═══ Recorded information
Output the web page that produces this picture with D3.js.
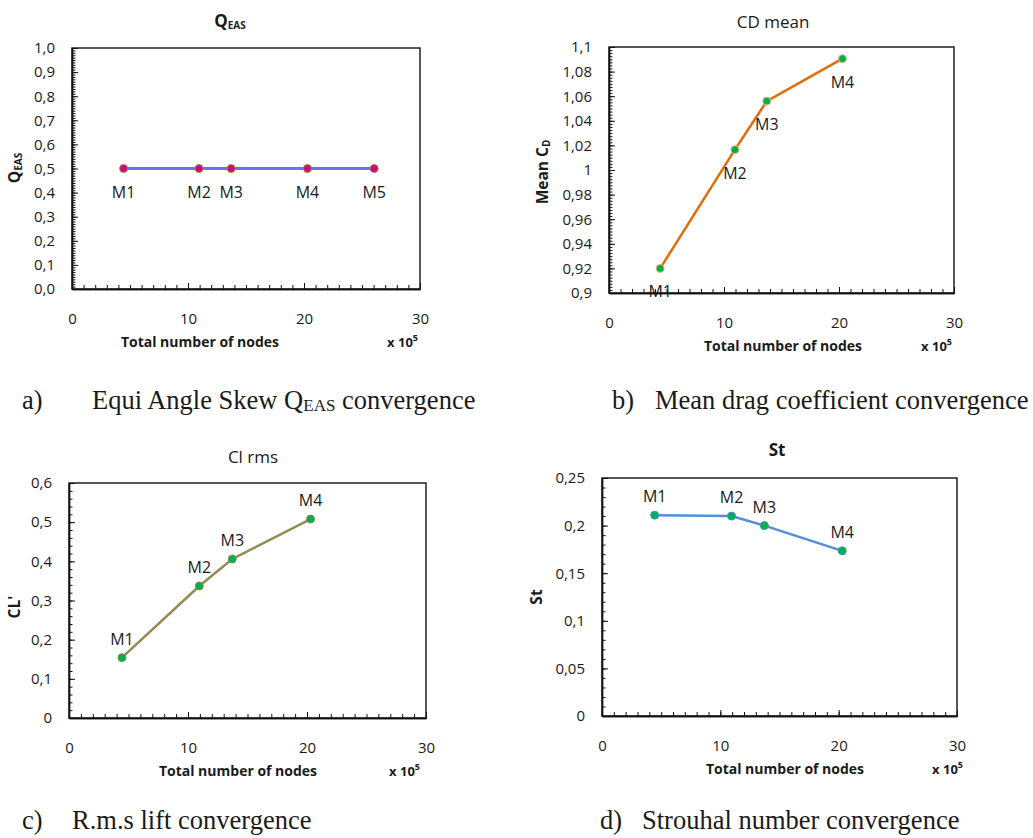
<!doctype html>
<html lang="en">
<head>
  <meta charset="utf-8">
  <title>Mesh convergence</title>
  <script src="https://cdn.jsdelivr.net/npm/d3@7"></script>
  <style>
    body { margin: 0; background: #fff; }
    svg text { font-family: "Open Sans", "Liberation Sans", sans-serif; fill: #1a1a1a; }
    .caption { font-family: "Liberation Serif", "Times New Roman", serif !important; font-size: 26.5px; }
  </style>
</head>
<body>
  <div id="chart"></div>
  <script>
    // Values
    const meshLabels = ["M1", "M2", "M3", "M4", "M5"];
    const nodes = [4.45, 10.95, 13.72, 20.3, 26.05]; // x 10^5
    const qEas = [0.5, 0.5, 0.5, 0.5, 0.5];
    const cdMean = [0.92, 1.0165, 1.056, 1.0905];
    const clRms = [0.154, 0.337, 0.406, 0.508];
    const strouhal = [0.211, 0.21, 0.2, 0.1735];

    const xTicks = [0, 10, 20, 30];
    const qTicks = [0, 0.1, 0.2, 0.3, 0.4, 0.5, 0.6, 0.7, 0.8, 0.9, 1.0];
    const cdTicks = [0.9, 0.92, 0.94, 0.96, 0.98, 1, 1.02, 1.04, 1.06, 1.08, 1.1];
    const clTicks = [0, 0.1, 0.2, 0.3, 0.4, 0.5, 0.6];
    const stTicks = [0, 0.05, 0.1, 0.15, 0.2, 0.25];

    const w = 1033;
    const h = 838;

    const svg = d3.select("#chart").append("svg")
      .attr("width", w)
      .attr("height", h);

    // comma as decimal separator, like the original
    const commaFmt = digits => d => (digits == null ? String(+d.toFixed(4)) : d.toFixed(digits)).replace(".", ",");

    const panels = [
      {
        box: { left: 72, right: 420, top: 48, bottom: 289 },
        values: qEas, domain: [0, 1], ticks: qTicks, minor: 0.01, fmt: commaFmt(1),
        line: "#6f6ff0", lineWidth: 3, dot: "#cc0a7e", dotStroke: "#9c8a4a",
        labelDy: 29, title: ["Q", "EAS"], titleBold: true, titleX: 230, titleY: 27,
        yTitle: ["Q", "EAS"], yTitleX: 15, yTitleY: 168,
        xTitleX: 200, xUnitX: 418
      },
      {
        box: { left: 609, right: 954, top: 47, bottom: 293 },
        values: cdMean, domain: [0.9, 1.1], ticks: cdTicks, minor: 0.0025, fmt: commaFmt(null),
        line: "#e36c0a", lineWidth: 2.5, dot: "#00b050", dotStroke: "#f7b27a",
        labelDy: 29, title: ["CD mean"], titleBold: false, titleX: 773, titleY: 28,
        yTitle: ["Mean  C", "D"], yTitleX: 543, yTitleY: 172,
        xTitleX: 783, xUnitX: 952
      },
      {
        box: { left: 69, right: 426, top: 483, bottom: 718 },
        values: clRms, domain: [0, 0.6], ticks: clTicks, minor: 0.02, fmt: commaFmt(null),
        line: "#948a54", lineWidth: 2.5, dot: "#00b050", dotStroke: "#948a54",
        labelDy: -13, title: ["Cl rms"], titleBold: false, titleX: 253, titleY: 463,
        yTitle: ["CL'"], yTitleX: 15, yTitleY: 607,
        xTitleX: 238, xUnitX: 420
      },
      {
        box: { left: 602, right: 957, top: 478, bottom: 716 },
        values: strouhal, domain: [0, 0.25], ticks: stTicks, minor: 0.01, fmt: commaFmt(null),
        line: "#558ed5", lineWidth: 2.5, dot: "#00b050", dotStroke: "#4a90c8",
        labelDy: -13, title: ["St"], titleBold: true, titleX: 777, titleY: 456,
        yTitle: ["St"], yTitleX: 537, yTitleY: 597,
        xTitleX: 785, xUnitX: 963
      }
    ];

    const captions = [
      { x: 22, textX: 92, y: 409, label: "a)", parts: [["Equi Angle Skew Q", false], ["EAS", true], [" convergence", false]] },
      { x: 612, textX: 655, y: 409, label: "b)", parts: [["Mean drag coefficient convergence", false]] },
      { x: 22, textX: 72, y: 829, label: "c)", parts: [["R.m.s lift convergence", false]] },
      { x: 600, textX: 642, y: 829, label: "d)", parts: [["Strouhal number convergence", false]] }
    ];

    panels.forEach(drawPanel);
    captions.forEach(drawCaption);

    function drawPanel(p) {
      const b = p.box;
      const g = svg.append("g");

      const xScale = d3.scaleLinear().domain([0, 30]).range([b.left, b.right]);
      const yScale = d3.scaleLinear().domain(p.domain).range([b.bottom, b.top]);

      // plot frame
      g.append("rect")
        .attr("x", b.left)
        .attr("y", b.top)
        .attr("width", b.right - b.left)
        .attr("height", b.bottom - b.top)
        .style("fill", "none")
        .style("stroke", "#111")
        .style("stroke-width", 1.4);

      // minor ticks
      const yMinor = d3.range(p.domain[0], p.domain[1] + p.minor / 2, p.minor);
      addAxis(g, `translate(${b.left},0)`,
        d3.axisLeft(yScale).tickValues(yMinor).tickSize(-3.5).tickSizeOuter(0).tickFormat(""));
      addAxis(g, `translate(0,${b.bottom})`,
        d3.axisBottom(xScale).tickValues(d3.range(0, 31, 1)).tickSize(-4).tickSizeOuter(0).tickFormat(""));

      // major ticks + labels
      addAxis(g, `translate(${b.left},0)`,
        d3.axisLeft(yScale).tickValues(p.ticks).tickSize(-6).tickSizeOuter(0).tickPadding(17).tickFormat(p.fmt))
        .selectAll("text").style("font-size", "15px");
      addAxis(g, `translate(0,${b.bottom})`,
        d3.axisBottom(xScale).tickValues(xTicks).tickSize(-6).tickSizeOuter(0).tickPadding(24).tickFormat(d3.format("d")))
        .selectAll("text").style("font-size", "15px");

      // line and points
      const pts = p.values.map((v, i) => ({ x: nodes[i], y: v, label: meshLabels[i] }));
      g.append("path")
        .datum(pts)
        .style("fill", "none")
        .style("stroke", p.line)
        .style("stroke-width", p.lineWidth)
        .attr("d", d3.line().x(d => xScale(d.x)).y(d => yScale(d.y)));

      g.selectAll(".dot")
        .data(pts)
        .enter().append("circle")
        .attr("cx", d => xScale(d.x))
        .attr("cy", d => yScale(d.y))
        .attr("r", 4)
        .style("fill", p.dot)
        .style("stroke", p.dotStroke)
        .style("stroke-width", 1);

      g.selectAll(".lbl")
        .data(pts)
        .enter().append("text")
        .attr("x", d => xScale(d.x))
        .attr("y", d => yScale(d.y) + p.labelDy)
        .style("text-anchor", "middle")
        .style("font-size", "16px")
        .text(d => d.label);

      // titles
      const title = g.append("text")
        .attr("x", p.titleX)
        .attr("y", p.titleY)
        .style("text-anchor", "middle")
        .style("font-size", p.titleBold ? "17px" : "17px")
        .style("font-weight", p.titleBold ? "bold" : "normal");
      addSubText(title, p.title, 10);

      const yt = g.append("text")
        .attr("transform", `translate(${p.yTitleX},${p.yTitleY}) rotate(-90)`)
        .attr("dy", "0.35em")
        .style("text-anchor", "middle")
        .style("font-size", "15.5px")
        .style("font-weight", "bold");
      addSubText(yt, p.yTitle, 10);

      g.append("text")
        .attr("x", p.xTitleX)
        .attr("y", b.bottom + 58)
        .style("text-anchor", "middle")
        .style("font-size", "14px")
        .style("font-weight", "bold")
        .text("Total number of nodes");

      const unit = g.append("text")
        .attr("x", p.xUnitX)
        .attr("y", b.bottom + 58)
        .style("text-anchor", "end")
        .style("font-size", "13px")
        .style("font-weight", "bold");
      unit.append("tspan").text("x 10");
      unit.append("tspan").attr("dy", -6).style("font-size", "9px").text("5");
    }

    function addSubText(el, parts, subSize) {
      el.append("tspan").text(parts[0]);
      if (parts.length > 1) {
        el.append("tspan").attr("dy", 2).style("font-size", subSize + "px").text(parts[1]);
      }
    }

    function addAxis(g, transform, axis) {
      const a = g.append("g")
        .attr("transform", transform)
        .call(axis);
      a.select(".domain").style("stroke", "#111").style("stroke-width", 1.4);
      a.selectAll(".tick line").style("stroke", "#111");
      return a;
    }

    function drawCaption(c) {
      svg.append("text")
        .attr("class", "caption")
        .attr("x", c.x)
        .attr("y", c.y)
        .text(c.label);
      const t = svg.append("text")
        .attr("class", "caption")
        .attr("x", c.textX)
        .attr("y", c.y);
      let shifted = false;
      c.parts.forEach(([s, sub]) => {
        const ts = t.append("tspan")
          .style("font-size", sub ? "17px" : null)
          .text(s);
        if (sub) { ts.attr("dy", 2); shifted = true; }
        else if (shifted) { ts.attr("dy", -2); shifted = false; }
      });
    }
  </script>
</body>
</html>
══════
Task directions> From the first line of the material down to the line containing "const strouhal = [0.211, 0.21, 0.2, 0.1735];", inclusive, return each line exactly, skipping any picture.

Correct response>
Output the web page that produces this picture with D3.js.
<!doctype html>
<html lang="en">
<head>
  <meta charset="utf-8">
  <title>Mesh convergence</title>
  <script src="https://cdn.jsdelivr.net/npm/d3@7"></script>
  <style>
    body { margin: 0; background: #fff; }
    svg text { font-family: "Open Sans", "Liberation Sans", sans-serif; fill: #1a1a1a; }
    .caption { font-family: "Liberation Serif", "Times New Roman", serif !important; font-size: 26.5px; }
  </style>
</head>
<body>
  <div id="chart"></div>
  <script>
    // Values
    const meshLabels = ["M1", "M2", "M3", "M4", "M5"];
    const nodes = [4.45, 10.95, 13.72, 20.3, 26.05]; // x 10^5
    const qEas = [0.5, 0.5, 0.5, 0.5, 0.5];
    const cdMean = [0.92, 1.0165, 1.056, 1.0905];
    const clRms = [0.154, 0.337, 0.406, 0.508];
    const strouhal = [0.211, 0.21, 0.2, 0.1735];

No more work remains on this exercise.